ECB's Knot Says Recession Concerns Somewhat Premature
(Bloomberg) -- The European economy doesn’t show any signs of falling into a recession, ECB Governing Council member Klaas Knot said.
“The European economy is doing pretty well,” and even though capacity utilization is high and unemployment low, this isn’t leading to inflation, the Dutch central bank president said on Sunday in Dutch television show Buitenhof. “I do find talk about a crisis, even talk about a recession in Europe, somewhat premature.”
Knot said slowing growth makes sense after years of economic expansion. “We’ll see a couple of quarters with somewhat slower growth, and that’s mostly due to external trade, but domestic demand is still holding up in Europe,” he said.
The central banker’s comments follow a week in which the ECB said risks to euro-area economic growth have “moved to the downside” after a series of disappointing data from 19-nation region. Two of the top contenders to succeed President Mario Draghi also signaled they didn’t know if the institution will be able to raise rates later this year.
The economic expansion in the euro area has lost its momentum as weaker growth in China and persistent trade tensions took their toll on external demand. Other major central banks are also taking a step back -- even the U.S. Federal Reserve has signaled it could pause rate hikes.
The ECB is trying to gauge how persistent the current slowdown could be and whether they need to be even more cautious about any withdrawal of crisis-era stimulus. Policy makers have already halted their 2.6 trillion euro ($3 trillion) bond-buying program and expect interest rates will stay at record lows at least through the summer.
The next scheduled rate meeting and quarterly projections will be on March 7, when policy makers may also debate providing more support. Governing Council members Francois Villeroy de Galhau and Vitas Vasiliauskas said on Friday that policy makers expect to cut their 2019 growth prediction.

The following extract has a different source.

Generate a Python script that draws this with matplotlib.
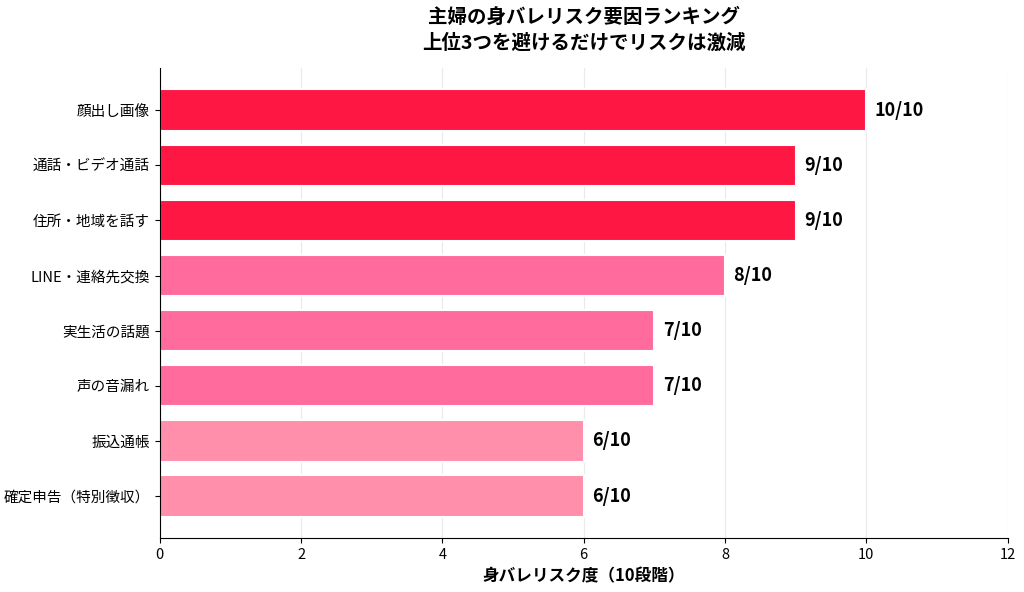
import matplotlib
matplotlib.use("Agg")
import matplotlib.pyplot as plt

plt.rcParams['font.family'] = ['Noto Sans CJK JP', 'DejaVu Sans']

# data (top to bottom as shown)
factors = ["顔出し画像", "通話・ビデオ通話", "住所・地域を話す", "LINE・連絡先交換",
           "実生活の話題", "声の音漏れ", "振込通帳", "確定申告（特別徴収）"]
scores = [10, 9, 9, 8, 7, 7, 6, 6]
bar_colors = ["#FF1744", "#FF1744", "#FF1744", "#FF6B9D",
              "#FF6B9D", "#FF6B9D", "#FF8FAB", "#FF8FAB"]

fig, ax = plt.subplots(figsize=(10.24, 5.92), dpi=100)
fig.subplots_adjust(left=0.156, right=0.984, top=0.885, bottom=0.091)

ypos = list(range(len(factors)))[::-1]
ax.barh(ypos, scores, height=0.75, color=bar_colors, edgecolor="white",
        linewidth=1.5, zorder=2)

for y, s in zip(ypos, scores):
    ax.text(s + 0.12, y, f"{s}/10", va="center", ha="left",
            fontsize=13, fontweight="bold", color="black")

ax.set_yticks(ypos)
ax.set_yticklabels(factors, fontsize=10.5)
ax.set_xlim(0, 12)
ax.set_xticks(range(0, 13, 2))
ax.tick_params(axis="x", labelsize=10.5)
ax.set_xlabel("身バレリスク度（10段階）", fontsize=12, fontweight="bold")
ax.set_title("主婦の身バレリスク要因ランキング\n上位3つを避けるだけでリスクは激減",
             fontsize=14, fontweight="bold", pad=14, linespacing=1.4)

# grid sits over the bars, faintly
ax.grid(axis="x", color="#bbbbbb", linewidth=0.8, alpha=0.3, zorder=3)
ax.spines["top"].set_visible(False)
ax.spines["right"].set_visible(False)

fig.savefig("out.png", dpi=100)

Commenting on the banking industry, Knot said there are too many banks in Europe, mainly in countries like Germany and Italy. In Italy, certain loans were created in a culture where “knowing each other is a bit more important than cold analysis of the financials,” he said. The country’s larger banks are in a different situation than the smaller ones, performing not that much differently from the other large European banks, Knot said.